Foto: GEORGI LICOVSKI/EPA

Hier hilft nur noch Hilfe, Herr Seehofer

Erwachsene Flüchtlinge drängen sich nach vorne, eine Wand aus mazedonischen Grenztruppen schiebt sie zurück – mittendrin zwei Kinder. Die schiere Angst steht ihnen ins Gesicht geschrieben. Chaos, Verzweiflung, Brutalität.

Hannah Meudt hofft, dass in der Flüchtlingsdebatte wieder die Menschlichkeit in den Vordergrund rückt. (Foto: PRIVAT)
Hannah Meudt hofft, dass in der Flüchtlingsdebatte wieder die Menschlichkeit in den Vordergrund rückt. (Foto: PRIVAT)

Das Foto, das Georgi Licovski am 21. August des vergangenen Jahres an der griechisch-mazedonischen Grenze aufnahm, ging um die Welt.
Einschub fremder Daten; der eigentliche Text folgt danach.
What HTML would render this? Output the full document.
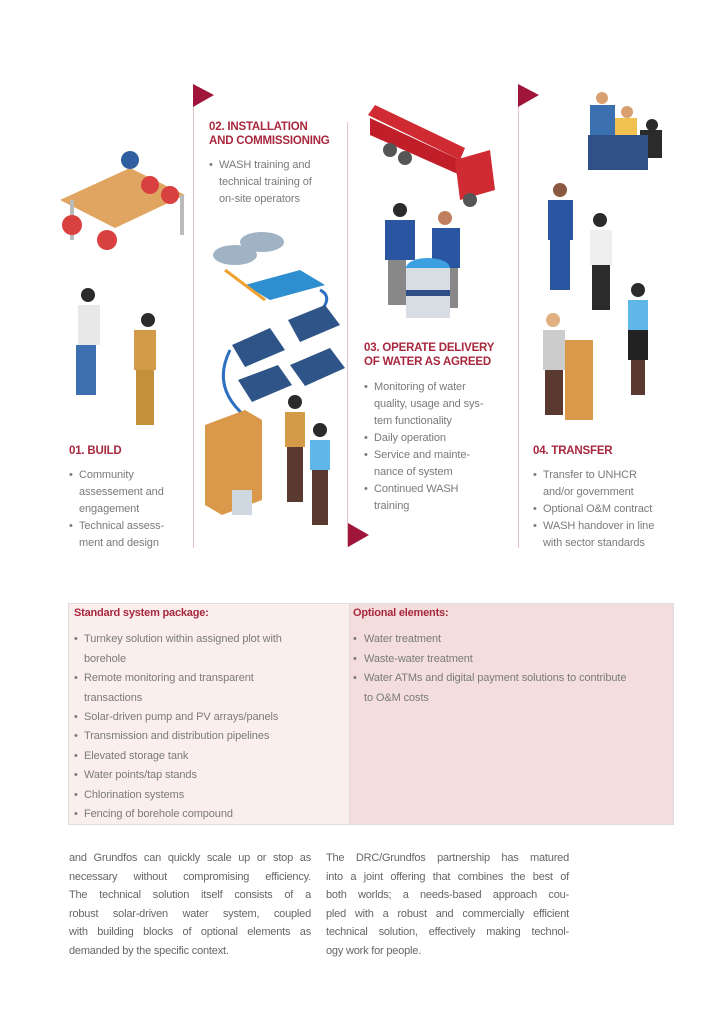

Nun wurde es von Unicef Deutschland und dem „Geo Magazin“ als Foto des Jahres 2015 prämiert. Diese Würdigung wird Aufnahmen zuteil, die die Lebensumstände und Persönlichkeit von Kindern auf der ganzen Welt festhalten. Dass die ersten drei Auszeichnungen an Fotografen gingen, deren Fotos Flüchtlingskinder abbilden, sendet ein wichtiges Signal: Die Flüchtlingskrise ist eine, wenn nicht sogar die größte politische und soziale Herausforderung, der wir uns zurzeit gegenübersehen.

Angesichts der Vielzahl von Asylsuchenden macht sich zunehmend Überforderung breit. Die deutsche Bevölkerung fand sich in den vergangenen Monaten gespalten zwischen Willkommenskultur und Parolen in verschiedenen Braunschattierungen.

Ende des Jahres war in der Politik nun immer häufiger von Zahlen die Rede statt von Menschen. Fast 1,1 Millionen Flüchtlinge in 2015, 477 000 Asylanträge, mehr als 800 Anschläge auf Flüchtlingsunterkünfte, minus elf Grad am Lageso, wo täglich 200 Fälle bearbeitet werden können, aber 800 Menschen warten. Und dann nannte CSU-Chef Horst Seehofer vor wenigen Tagen plötzlich eine neue Zahl: 200 000. Maximal so viele Flüchtlinge will er pro Jahr einreisen lassen.

Das Unicef-Foto des Jahres 2015 zeigt zwei Flüchtlingskinder an der griechisch-mazedonischen Grenze. Foto: GEORGI LICOVSKI/EPA
Das Unicef-Foto des Jahres 2015 zeigt zwei Flüchtlingskinder an der griechisch-mazedonischen Grenze. Foto: GEORGI LICOVSKI/EPA

An dieser Stelle lohnt abermals ein Blick auf Licovskis Foto, um sich wieder ins Gedächtnis zu rufen, dass es hier um Menschen geht, darunter unzählige Kinder. Unzählig nicht nur, weil es bisher kaum konkrete Zahlen gibt. Laut einer Unicef-Schätzung war jeder vierte Flüchtling, der 2015 über die Balkanroute in die EU kam, minderjährig. Rund 60 000 unbegleitete minderjährige Flüchtlinge erreichten während der vergangenen zwölf Monate Deutschland. Unzählig sind die Flüchtlingskinder aber auch deshalb, weil es mit Zählen und Zahlen, mit Grenzen und Begrenzung nicht getan ist. Seinen Geburtsort kann sich niemand aussuchen. Licovski wurde gerade zum richtigen Zeitpunkt ausgezeichnet: Er rückt all jene Unschuldige in unser Blickfeld, denen das schwere Schicksal zuteil wurde, an einem unsicheren Ort auf die Welt zu kommen. Hier hilft nur Hilfe.

Wie es für die Kinder auf dem Foto weiterging, ist nicht bekannt. Wären sie Nummer 200 001 und 200 002 an der deutschen Grenze, würden Sie die beiden abschieben, Herr Seehofer? Ich könnte es nicht.